I think access to divorce is something which is very important. Even though we don’t have any problem these days in welcoming those who have experienced divorce to receive communion, we must remember that we once did have a big problem with that and that attitudes linger which can be hugely harmful. I’ve several times heard clergy who have divorced say to me that at least we talk about issues relating to same-sex couples whereas we almost never talk about issues relating to divorce. We talk about whether someone in a gay relationship can become a bishop but we don’t talk about whether someone in a second marriage can become a bishop. That question gets tucked away and doesn’t see the light of mature reflection very often.

It seems to me that divorce is an issue when it comes to leadership in our church in a very different way to other parts of the church. It is much, much more common for clergy and particularly bishops to be divorced in the US church than it is in this country.
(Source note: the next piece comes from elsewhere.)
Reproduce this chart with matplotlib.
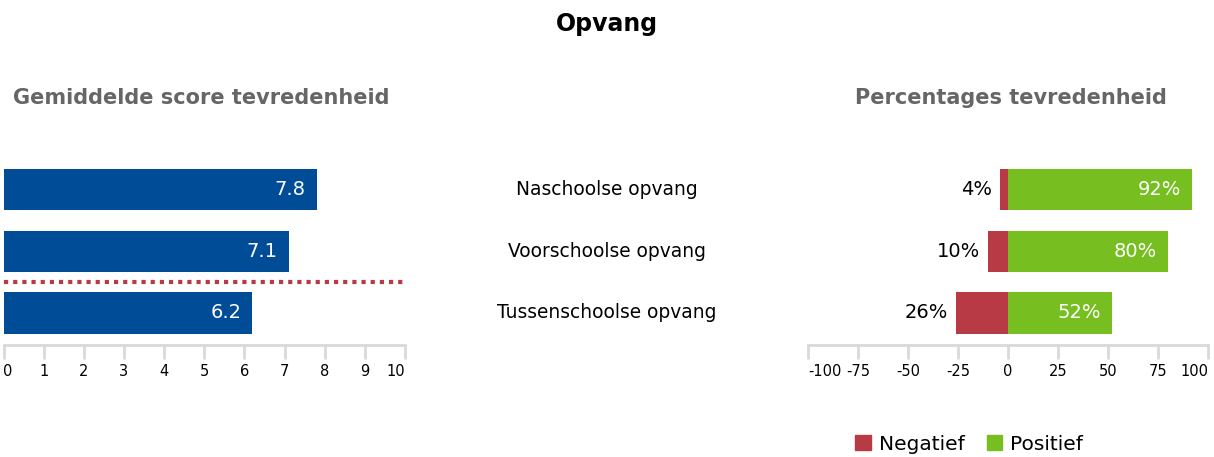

We do have a particular marriage discipline here in Scotland. A couple can get married in our churches where one or other of them have been married before. It is not uncommon for us to conduct such marriages. (Well, not for me at the moment as I’m not conducting any marriages until the bishops’ latest homophobic guidance is withdrawn. I’m happy to bless those couples who get married in registry offices. If it is good enough for the gay couples then I think it has to be good enough for the straight couples, but that’s another story.).

However, a couple where one or other party has been married before want to get married then they can only do so with the permission of the bishop. Usually their local priest will meet with them and hear the story and then contact the bishop who may well want to meet with them and have a pastoral conversation. It may well be that something like this is what will emerge in the Roman Catholic Church. Certainly it is what some in that church including those at a very high level, appear to want to happen.  We’ve got it already and usually it works just fine.

I think it is clear to me that we shouldn’t marry couples where the marriage itself would bring the church and marriage itself into disrepute. It is also clear to me that we shouldn’t marry people where they may have a dependent from a previous relationship who is not being supported financially. However, I think that we should be asking that question of anyone coming to marriage these days rather than just those who have been divorced. Plenty of people who get married have children from other relationships whether it is the first time they are getting married or not, and making sure that they are supported properly has little to do with divorce.

I also think that if the church is prepared to marry a couple where one of them is a member of the clergy then it has to accept the divorce and the remarriage and ensure that there are no posts in the church that they are formally barred from simply because of that marriage. It seems to me that this is unclear and that lack of clarity can be quite harmful to people.

It seems to me that rule of church life – canon law, has to make space for the pastoral sensibilities of the church at its best. When we get this even slightly wrong we end up seeing the church at its pastoral worst.

We have a number of people who worship in St Mary’s because the marriage discipline of the church that they would rather be worshipping in has harmed them and those whom they love. No-one wants that to be the case and it is good for churches to return to think about the way they deal with those who are divorced from time to time. A blessing on the Roman Catholic Church as they try to work out which way to go next. And let it be a nudge to others to ponder whether we’ve got our own practice working as well as it can work and and whether it communicates effectively the love  and compassion of God that is far bigger than any of us.